Except that I’m finding that I actually don’t hate writing. I actually love writing, especially in the morning while things (including my own brain) are still quiet and peaceful. I like starting my work day knowing I’ve already had a win, that I’ve done something that I feel good about and that will add to my skills, happiness and awareness over the long term. I wasn’t sure whether I’d stick with this habit, but I’ve felt the benefits since the beginning and now it’s a self-perpetuating cycle.
In fact, I miss it when it’s gone, which it currently is about three days per week. Those mornings sometimes feel like I’m “playing hooky”, which is sort of fun at first. But I notice that I don’t feel as good those days, like something is missing. I try to make up for it by journaling, but it’s not as consistent of a habit and it doesn’t feel the same.
Gretchen Rubin often talks about the power of doing something every day. In this post, she quotes Andy Warhol as saying, “Either once only, or every day. If you do something once it’s exciting, and if you do it every day it’s exciting. But if you do it, say, twice or just almost every day, it’s not good any more.” And in this post, she notes that in her experience when you do something every day “it doesn’t make you nervous, it doesn’t feel intimidating, and it doesn’t feel like a special burden or extra credit.”
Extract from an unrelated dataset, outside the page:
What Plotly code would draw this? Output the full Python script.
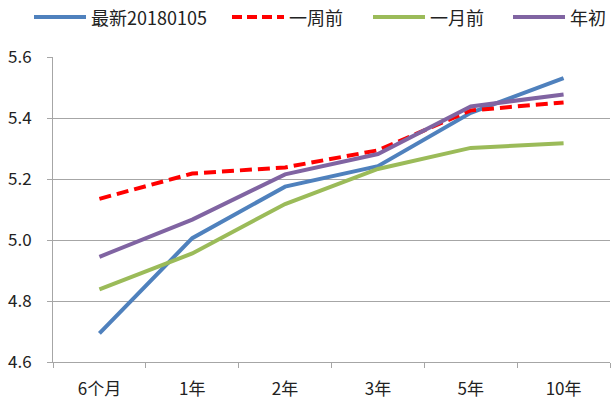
import plotly.graph_objects as go

categories = ["6个月", "1年", "2年", "3年", "5年", "10年"]
latest = [4.694, 5.006, 5.175, 5.242, 5.417, 5.531]
week_ago = [5.135, 5.218, 5.238, 5.294, 5.425, 5.451]
month_ago = [4.838, 4.956, 5.118, 5.233, 5.302, 5.317]
year_start = [4.945, 5.067, 5.215, 5.282, 5.438, 5.477]
y_ticks = [4.6, 4.8, 5.0, 5.2, 5.4, 5.6]

series_names = ["最新20180105", "一周前", "一月前", "年初"]
series_values = [latest, week_ago, month_ago, year_start]
series_colors = ["#4F81BD", "#FF0000", "#9BBB59", "#8064A2"]
series_dash = ["solid", "12px,6px", "solid", "solid"]
legend_dash = ["solid", "10px,5px", "solid", "solid"]

font_family = "Noto Sans CJK SC, Noto Sans, sans-serif"

# layout geometry (page pixels; body margin removed below)
W, H = 611, 408
L, R, T, B = 53, 1, 57, 46
PW, PH = W - L - R, H - T - B


def px2paper_x(px):
    return (px - L) / PW


def px2paper_y(py):
    return (H - B - py) / PH


fig = go.Figure()
for name, vals, col, dash in zip(series_names, series_values, series_colors, series_dash):
    fig.add_trace(go.Scatter(x=categories, y=vals, name=name, mode="lines",
                             line=dict(color=col, width=4, dash=dash),
                             showlegend=False, hoverinfo="skip"))

# manual legend
legend_sample_x = [34, 232, 373, 513]
legend_y = 17
shapes = []
annotations = []
for sx, name, col, dash in zip(legend_sample_x, series_names, series_colors, legend_dash):
    shapes.append(dict(type="line", xref="paper", yref="paper",
                       x0=px2paper_x(sx), x1=px2paper_x(sx + 52),
                       y0=px2paper_y(legend_y), y1=px2paper_y(legend_y),
                       line=dict(color=col, width=4, dash=dash)))
    annotations.append(dict(xref="paper", yref="paper", x=px2paper_x(sx + 55),
                            y=px2paper_y(legend_y), xanchor="left", yanchor="middle",
                            text=name, showarrow=False,
                            font=dict(size=18, color="#222222", family=font_family)))

fig.update_layout(
    width=W, height=H,
    margin=dict(l=L, r=R, t=T, b=B, autoexpand=False),
    paper_bgcolor="white", plot_bgcolor="white",
    font=dict(family=font_family, size=17, color="#222222"),
    showlegend=False,
    hovermode=False,
    shapes=shapes,
    annotations=annotations,
    xaxis=dict(type="category", range=[-0.5, 5.5], tickson="boundaries", ticks="outside", ticklen=5,
               tickcolor="#A6A6A6", showgrid=False, showline=True, linecolor="#A6A6A6",
               linewidth=1, tickfont=dict(size=17), ticklabelstandoff=12, fixedrange=True),
    yaxis=dict(range=[4.6, 5.6], tickvals=y_ticks, ticktext=[f"{v:.1f}" for v in y_ticks],
               ticks="outside", ticklen=5, tickcolor="#A6A6A6", showgrid=True,
               gridcolor="#A6A6A6", gridwidth=1, showline=True, linecolor="#A6A6A6",
               zeroline=False, tickfont=dict(size=17), ticklabelstandoff=12, fixedrange=True),
)

fig.write_html("out.html", config={"displayModeBar": False, "staticPlot": True},
               post_script="document.body.style.margin='0';document.body.style.overflow='hidden';")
As I’ve mentioned numerous times, it’s long been an aspiration of mine to write a daily blog like Seth Godin or Austin Kleon or like Elise Cripe used to do. I always knew that the practice would be helpful and suspected it would be good for my mental health too. So with all that being said, I’m deciding to bump it up: let’s write every day. If I’m taking a holiday, I won’t *have to* write during those days, but otherwise: daily. I’m excited about this! Every day, or not at all.